## [SOURCE EXCERPT]

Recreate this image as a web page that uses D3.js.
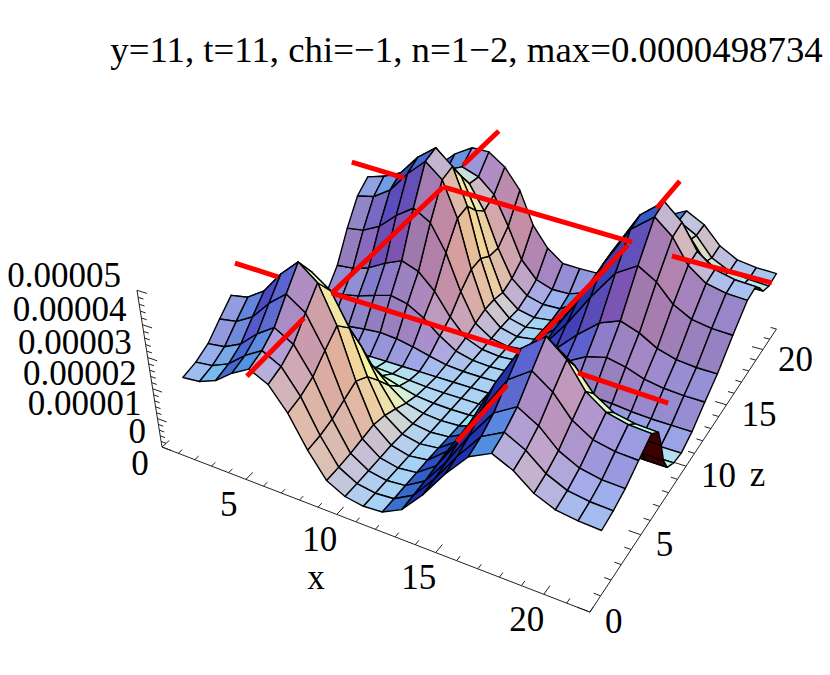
<!DOCTYPE html>
<html>
<head>
<meta charset="utf-8">
<script src="https://cdnjs.cloudflare.com/ajax/libs/d3/7.8.5/d3.min.js"></script>
<style>
  body { margin: 0; background: #fff; }
  text { font-family: "Liberation Serif", serif; fill: #000; }
</style>
</head>
<body>
<div id="chart"></div>
<script>
const titleText = 'y=11, t=11, chi=\u22121, n=1\u22122, max=0.0000498734'

const xValues = [1,1.98,2.95,3.93,4.9,5.88,6.85,7.83,8.8,9.78,10.75,11.73,12.7,13.68,14.65,15.63,16.6,17.58,18.55,19.53,20.5,21.48]
const zValues = [1,1.98,2.95,3.93,4.9,5.88,6.85,7.83,8.8,9.78,10.75,11.73,12.7,13.68,14.65,15.63,16.6,17.58,18.55,19.53,20.5]

// surface heights, unit 1e-7, one row per z, one column per x
const row01 = [218,224,246,288,319,291,221,122,42,10,0,5,38,112,202,278,310,282,237,211,202,198]
const row02 = [231,238,262,306,339,309,235,129,44,10,0,5,41,119,214,296,330,299,252,224,214,211]
const row03 = [255,263,289,338,374,341,259,143,49,11,0,6,45,131,236,326,364,330,278,248,236,233]
const row04 = [299,308,339,396,439,400,304,167,57,13,0,7,53,154,277,383,427,387,326,290,277,273]
const row05 = [340,350,385,450,499,455,345,190,65,15,0,8,60,175,315,435,485,440,370,330,315,310]
const row06 = [299,308,339,396,439,400,304,167,57,13,0,7,53,154,277,383,427,387,326,290,277,273]
const row07 = [211,217,239,279,309,282,214,118,40,9,0,5,37,109,195,270,301,273,229,205,195,192]
const row08 = [112,116,127,149,165,150,114,63,21,5,0,3,20,58,104,144,160,145,122,109,104,102]
const row09 = [41,42,46,54,60,55,41,23,8,2,0,1,7,21,38,52,58,53,44,40,38,37]
const row10 = [10,11,12,14,15,14,10,6,2,0,0,0,2,5,9,13,15,13,11,10,9,9]
const row11 = [0,0,0,0,0,0,0,0,0,0,0,0,0,0,0,0,0,0,0,0,0,0]
const row12 = [34,35,38,45,50,45,34,19,6,1,0,1,6,17,32,43,48,44,37,33,32,31]
const row13 = [99,101,112,130,145,132,100,55,19,4,0,2,17,51,91,126,141,128,107,96,91,90]
const row14 = [156,161,177,207,230,209,159,87,30,7,0,4,28,80,145,200,223,202,170,152,145,143]
const row15 = [252,259,285,333,369,337,255,141,48,11,0,6,44,130,233,322,359,326,274,244,233,229]
const row16 = [330,340,373,436,484,441,335,184,63,15,0,8,58,170,306,422,470,427,359,320,306,301]
const row17 = [364,378,400,460,499,455,345,190,65,15,0,8,60,175,315,435,485,440,370,330,315,310]
const row18 = [320,330,360,420,439,400,304,167,57,13,0,7,53,154,277,383,427,387,326,290,277,273]
const row19 = [280,290,315,360,385,350,275,165,75,30,14,15,52,131,236,326,364,330,278,248,236,233]
const row20 = [250,262,290,335,365,345,300,210,110,55,35,35,55,125,225,305,345,315,260,232,222,216]
const row21 = [280,290,320,370,400,398,362,300,198,134,95,92,91,130,235,320,348,319,268,238,228,224]
const rows = [row01,row02,row03,row04,row05,row06,row07,row08,row09,row10,row11,row12,row13,row14,row15,row16,row17,row18,row19,row20,row21]

// red lattice lines, [x, z] pairs at redHeight, only the parts that show
const redHeight = 4.5e-5
const redLineA = [[[1.52,4.75],[3.96,4.64]], [[6.82,4.6],[15.84,4.31]], [[18.41,4.07],[22.08,3.86]]]
const redLineB = [[[1.0,15.1],[4.25,14.74]], [[6.43,14.74],[16.4,13.8]], [[18.35,13.45],[22.72,13.2]]]
const redLineC = [[[7.14,-1.88],[6.83,2.5]], [[6.82,4.6],[6.43,14.74]], [[6.21,17.09],[6.05,21.08]]]
const redLineD = [[[16.38,-1.63],[16.4,2.18]], [[16.07,5.33],[16.34,13.49]], [[16.2,17.0],[16.17,19.8]]]

const xTicks = [0, 5, 10, 15, 20]
const zTicks = [0, 5, 10, 15, 20]
const hTicks = [0, 1e-5, 2e-5, 3e-5, 4e-5, 5e-5]
const xMinor = d3.range(0, 23)
const zMinor = d3.range(0, 23)
const hMinor = d3.range(0, 26).map(d => d * 2e-6)

const width = 830
const height = 675

const xScale = d3.scaleLinear().domain([0, 22]).range([0, 22])
const zScale = d3.scaleLinear().domain([0, 22]).range([0, 22])
const hScale = d3.scaleLinear().domain([0, 5e-5]).range([0, 1])

// perspective camera, fitted on the box corners
function project(x, z, h) {
  const u = xScale(x), v = zScale(z), t = hScale(h)
  const w = 1 - 0.0078 * u + 0.0104 * v - 0.1136 * t
  return {
    px: (162 + 14.85 * u + 15.1 * v - 40.6 * t) / w,
    py: (447 + 2.73 * u - 7.24 * v - 189.7 * t) / w,
    w: w
  }
}

const svg = d3.select('#chart').append('svg').attr('width', width).attr('height', height)

svg.append('text')
  .attr('x', 466.5).attr('y', 62)
  .attr('text-anchor', 'middle')
  .style('font-size', '36.85px')
  .text(titleText)

const axes = svg.append('g').attr('class', 'axes')
const line = d3.line().x(d => d.px).y(d => d.py)

function axisLine(a, b) {
  axes.append('path').attr('d', line([a, b])).attr('fill', 'none').attr('stroke', '#222').attr('stroke-width', 1)
}

axisLine(project(0, 0, 0), project(22, 0, 0))
axisLine(project(22, 0, 0), project(22, 22, 0))
axisLine(project(0, 0, 0), project(0, 0, 5e-5))

xMinor.forEach(d => {
  const len = d % 5 === 0 ? 0.55 : 0.3
  axisLine(project(d, 0, 0), project(d, len, 0))
})
zMinor.forEach(d => {
  const len = d % 5 === 0 ? 0.55 : 0.3
  axisLine(project(22, d, 0), project(22 - len, d, 0))
})
hMinor.forEach((d, i) => {
  const len = i % 5 === 0 ? 0.55 : 0.3
  axisLine(project(0, 0, d), project(len, 0, d))
})

const labelSize = '35px'

xTicks.forEach(d => {
  const p = project(d, 0, 0)
  const off = d === 0 ? [-22, 16] : [-17, 24]
  axes.append('text').attr('x', p.px + off[0]).attr('y', p.py + off[1]).attr('dy', '.35em')
    .attr('text-anchor', 'middle').style('font-size', labelSize).text(d)
})
zTicks.forEach(d => {
  const p = project(22, d, 0)
  axes.append('text').attr('x', p.px + 15).attr('y', p.py + 9).attr('dy', '.35em')
    .attr('text-anchor', 'start').style('font-size', labelSize).text(d)
})
hTicks.forEach(d => {
  const p = project(0, 0, d)
  axes.append('text').attr('x', p.px - 16).attr('y', p.py - 16).attr('dy', '.35em')
    .attr('text-anchor', 'end').style('font-size', labelSize).text(d === 0 ? '0' : d.toFixed(5))
})

const xName = project(11, 0, 0)
axes.append('text').attr('x', xName.px - 40).attr('y', xName.py + 58).attr('dy', '.25em')
  .attr('text-anchor', 'middle').style('font-size', labelSize).text('x')
const zName = project(22, 11, 0)
axes.append('text').attr('x', zName.px + 63).attr('y', zName.py + 24).attr('dy', '.25em')
  .attr('text-anchor', 'middle').style('font-size', labelSize).text('z')

// view axes of the box, used for the three coloured lights
const ex = [0.883, -0.287, 0.373]
const ez = [0.470, 0.547, -0.693]
const eh = [-0.005, 0.787, 0.618]
const lights = [[0.7071, 0, 0.7071], [0.5774, 0.5774, 0.5774], [0, 0.7071, 0.7071]]

// colour response fitted on flat, wall, ridge and slope cells: base, then normal x, y, z
const redFit = [0.813, 0.231, -0.064, -0.15]
const greenFit = [0.831, 0.1155, 0.215, -0.292]
const blueFit = [0.5, -0.0618, 0.368, 0.266]

function fitted(f, n) {
  return f[0] + f[1] * n[0] + f[2] * n[1] + f[3] * n[2]
}

function shade(hx, hz) {
  let n = [0, 1, 2].map(i => -hx * ex[i] - hz * ez[i] + eh[i])
  const len = Math.hypot(n[0], n[1], n[2])
  n = n.map(d => d / len)
  // cells seen from below get their normal turned to the viewer, and so nearly no light
  const flipped = n[2] < 0
  if (flipped) n = n.map(d => -d)
  const c = lights.map(l => Math.max(0, n[0] * l[0] + n[1] * l[1] + n[2] * l[2]))
  if (flipped) return d3.rgb(60 + 150 * c[0], 150 * c[1], 150 * c[2]).formatHex()
  let r = Math.min(fitted(redFit, n), 0.36 + c[0])
  let g = Math.min(fitted(greenFit, n), 0.3 + 0.9 * c[1])
  let b = fitted(blueFit, n)
  if (c[0] < 0.05) {
    // walls nearly edge on go to a deep blue
    const t = Math.min(1, n[2] / 0.6)
    r = 0.03 + (r - 0.03) * t
    g = 0.15 + (g - 0.15) * t
    b = 0.65 + (b - 0.65) * t
  }
  return d3.rgb(255 * r, 255 * g, 255 * b).formatHex()
}

const cells = []
zValues.slice(0, -1).forEach((z, j) => {
  xValues.slice(0, -1).forEach((x, i) => {
    const x1 = xValues[i + 1], z1 = zValues[j + 1]
    const h00 = rows[j][i] * 1e-7, h10 = rows[j][i + 1] * 1e-7
    const h01 = rows[j + 1][i] * 1e-7, h11 = rows[j + 1][i + 1] * 1e-7
    const pts = [project(x, z, h00), project(x1, z, h10), project(x1, z1, h11), project(x, z1, h01)]
    const hx = (h10 + h11 - h00 - h01) / 2 * 2e4 * 8.8
    const hz = (h01 + h11 - h00 - h10) / 2 * 2e4 * 8.8
    cells.push({ pts: pts, depth: d3.mean(pts, p => p.w), fill: shade(hx, hz) })
  })
})
cells.sort((a, b) => d3.descending(a.depth, b.depth))

svg.append('g').attr('class', 'surface')
  .selectAll('path')
  .data(cells)
  .join('path')
  .attr('d', d => line(d.pts) + 'Z')
  .attr('fill', d => d.fill)
  .attr('stroke', '#000')
  .attr('stroke-width', 1.4)
  .attr('stroke-linejoin', 'round')

const redSegments = [].concat(redLineA, redLineB, redLineC, redLineD)
svg.append('g').attr('class', 'lattice')
  .selectAll('path')
  .data(redSegments)
  .join('path')
  .attr('d', d => line(d.map(p => project(p[0], p[1], redHeight))))
  .attr('fill', 'none')
  .attr('stroke', '#ff0000')
  .attr('stroke-width', 5)
</script>
</body>
</html>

## [WHAT YOU HAVE TO DO]
Reproduce exactly the run of lines that opens the listing and closes with the line holding "chi=\u22121, n=1\u22122, max=0.0000498734'". Pictures are excluded.

## [ANSWER BELOW]
Recreate this image as a web page that uses D3.js.
<!DOCTYPE html>
<html>
<head>
<meta charset="utf-8">
<script src="https://cdnjs.cloudflare.com/ajax/libs/d3/7.8.5/d3.min.js"></script>
<style>
  body { margin: 0; background: #fff; }
  text { font-family: "Liberation Serif", serif; fill: #000; }
</style>
</head>
<body>
<div id="chart"></div>
<script>
const titleText = 'y=11, t=11, chi=\u22121, n=1\u22122, max=0.0000498734'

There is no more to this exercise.